The other point—perhaps for when the Minister goes back to the Department—is about force majeure, which the hon. Member for Cardiff West mentioned and which I would like more investigation into. Force majeure concerns acts of God, or something unexpected. I think lawyers would argue that a Government Bill was expected and foreseen, so there would have to be some other form of break clause or right. This debate is getting far too technical for this forum, but it is perhaps something that the Minister can take away.
As I said to my hon. Friend the Member for Cardiff West, we will take all this away and look at it in detail, and we will come back to Members. I am just about legally savvy enough to understand the point that the hon. Lady is making that a break clause or something like it would probably be required, because the coming into law of the Tobacco and Vapes Bill on Royal Assent is expected—it is not an act of God, and it will not come as a complete shock and surprise.

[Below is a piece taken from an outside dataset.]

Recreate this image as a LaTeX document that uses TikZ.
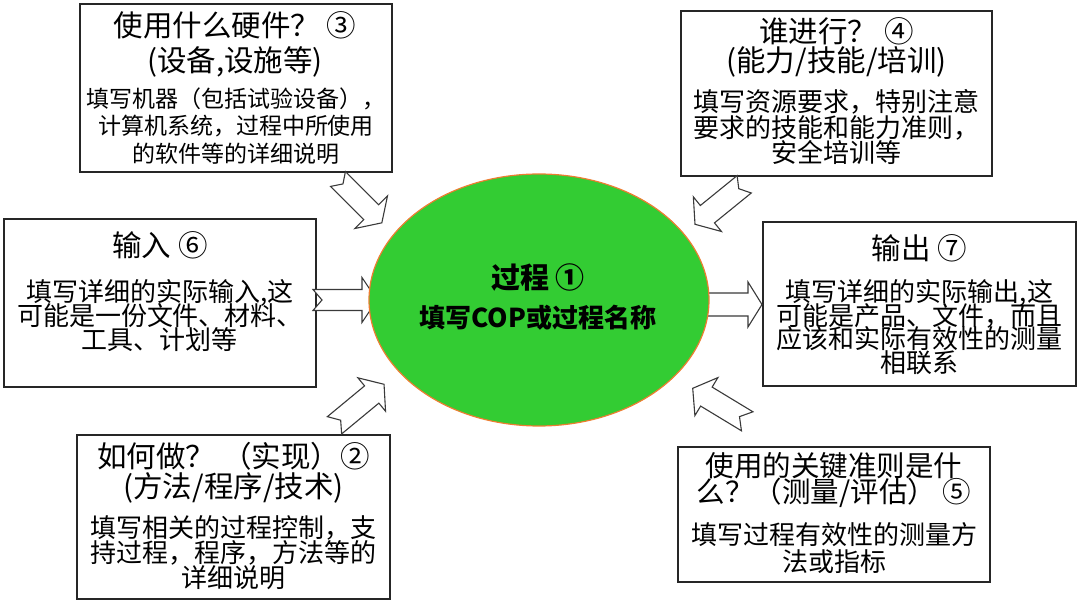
\documentclass[tikz,border=0pt]{standalone}
\usepackage{fontspec}
\newfontfamily\cjk{Noto Sans CJK SC}
\usetikzlibrary{shapes.geometric,fit}
\definecolor{procgreen}{HTML}{33CC33}
\definecolor{procorange}{HTML}{ED7D31}
\definecolor{linegray}{HTML}{262626}
\definecolor{arrowgray}{HTML}{3A3A3A}
\newcommand\tightlines{\lineskiplimit=-100pt\lineskip=0pt\relax}
% block arrow: #1 tail coordinate, #2 angle, #3 length, #4 shaft half width,
% #5 head half width, #6 head length, #7 notch depth
\newcommand\blockarrow[7]{%
  \begin{scope}[shift={#1},rotate=#2]
    \draw[arrowline] (0,#4) -- ({#3-#6},#4) -- ({#3-#6},#5) -- (#3,0)
      -- ({#3-#6},-#5) -- ({#3-#6},-#4) -- (0,-#4) -- (#7,0) -- cycle;
  \end{scope}}
\begin{document}
\begin{tikzpicture}[x=1pt,y=-1pt,
  infobox/.style={draw=linegray,line width=1.2pt,fill=white,inner sep=0pt,rectangle},
  arrowline/.style={draw=arrowgray,line width=1.1pt,fill=white,line join=miter},
  titletxt/.style={align=center,inner sep=0pt,text=black,font=\cjk\fontsize{29.5}{#1}\selectfont\tightlines},
  bodytxt/.style 2 args={align=center,inner sep=0pt,text=black,font=\cjk\fontsize{#1}{#2}\selectfont\tightlines},
  proc/.style={ellipse,draw=procorange,line width=1.2pt,fill=procgreen,inner sep=0pt,
    minimum width=340pt,minimum height=252pt},
  proctxt/.style={inner sep=0pt,text=black,font=\cjk\bfseries\fontsize{#1}{#1}\selectfont}]
\useasboundingbox (0,0) rectangle (1080,609);

% boxes
\node[infobox,fit={(80,4) (392,172)}] (b3) {};
\node[infobox,fit={(681,11) (992,176)}] (b4) {};
\node[infobox,fit={(4,219) (316,387)}] (b6) {};
\node[infobox,fit={(763,222) (1076,386)}] (b7) {};
\node[infobox,fit={(77,435) (390,599)}] (b2) {};
\node[infobox,fit={(678,447) (990,582)}] (b5) {};

% box texts
\node[titletxt=35] (t3) at (235,44.5) {使用什么硬件？ ③\\(设备,设施等)};
\node[bodytxt={23}{27.5}] (d3) at (236,125.7) {填写机器（包括试验设备），\\计算机系统，过程中所使用\\的软件等的详细说明};

\node[titletxt=29] (t4) at (836.5,47.5) {谁进行？ ④\\(能力/技能/培训)};
\node[bodytxt={26}{25.5}] (d4) at (836.5,127.3) {填写资源要求，特别注意\\要求的技能和能力准则，\\安全培训等};

\node[titletxt=28] (t6) at (160,245) {输入 ⑥};
\node[bodytxt={26}{24}] (d6) at (160,315.7) {填写详细的实际输入,这\\可能是一份文件、材料、\\工具、计划等};

\node[titletxt=28] (t7) at (919.5,248) {输出 ⑦};
\node[bodytxt={26}{23.7}] (d7) at (919.5,327) {填写详细的实际输出,这\\可能是产品、文件，而且\\应该和实际有效性的测量\\相联系};

\node[titletxt=30] (t2) at (233.5,473) {如何做？ （实现）②\\(方法/程序/技术)};
\node[bodytxt={26}{25}] (d2) at (233.5,553) {填写相关的过程控制，支\\持过程，程序，方法等的\\详细说明};

\node[bodytxt={28.5}{26}] (t5) at (834,480) {使用的关键准则是什\\么？（测量/评估） ⑤};
\node[bodytxt={26}{27}] (d5) at (834,548.5) {填写过程有效性的测量方\\法或指标};

% arrow tails
\coordinate (a3) at (338,179);
\coordinate (a4) at (744.2,184.3);
\coordinate (a2) at (334.5,425.3);
\coordinate (a5) at (747.2,421.3);
\coordinate (a6) at (313,300);
\coordinate (a7) at (690,304.5);

\blockarrow{(a3)}{-45}{62}{10.5}{23}{15}{7}
\blockarrow{(a4)}{-140.9}{63.4}{11.2}{22.3}{16}{7}
\blockarrow{(a2)}{39.6}{64.3}{11.2}{21.7}{16}{8}
\blockarrow{(a5)}{148.8}{63.7}{11.1}{22.2}{16}{9}
\blockarrow{(a6)}{0}{64}{10.5}{22.5}{15}{9}
\blockarrow{(a7)}{0}{72}{11.5}{22.5}{14}{0}

% process ellipse
\node[proc] (p) at (539,300) {};
\node[proctxt=29] (p1) at (538,278) {过程 ①};
\node[proctxt=26] (p2) at (538,318) {填写COP或过程名称};
\end{tikzpicture}
\end{document}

Finally, clause 133 allows us to extend all of part 6 to cover devices that enable a
“tobacco product to be consumed”
or
“an item which is intended to form part of such a device”,
but that are not in the Bill.
On the conversation we were having previously, does the reference in clause 125(3) to a “specified date” mean that we can have an open discussion with the Secretary of State in the next stage of the Bill’s passage about deciding at what point the provision will apply to the contracts?
I will take that away, because I do not know the answer off the top of my head. In bringing forward regulations, the Secretary of State and I will want to ensure that we get these measures right. That is why there are statutory duties to consult on secondary legislation throughout the Bill. That will ensure that we get these measures and the details right, and that there will hopefully be no ambiguity about the different dates for the offences of printing, publishing and distributing advertisements or about those related to sponsorship deals and the production of the kits that come out of them. With that, I commend the clauses to the Committee.
Question put and agreed to.
Clause 124 accordingly ordered to stand part of the Bill.
Clause 125 ordered to stand part of the Bill.
Ordered, That further consideration be now adjourned. —(Taiwo Owatemi.)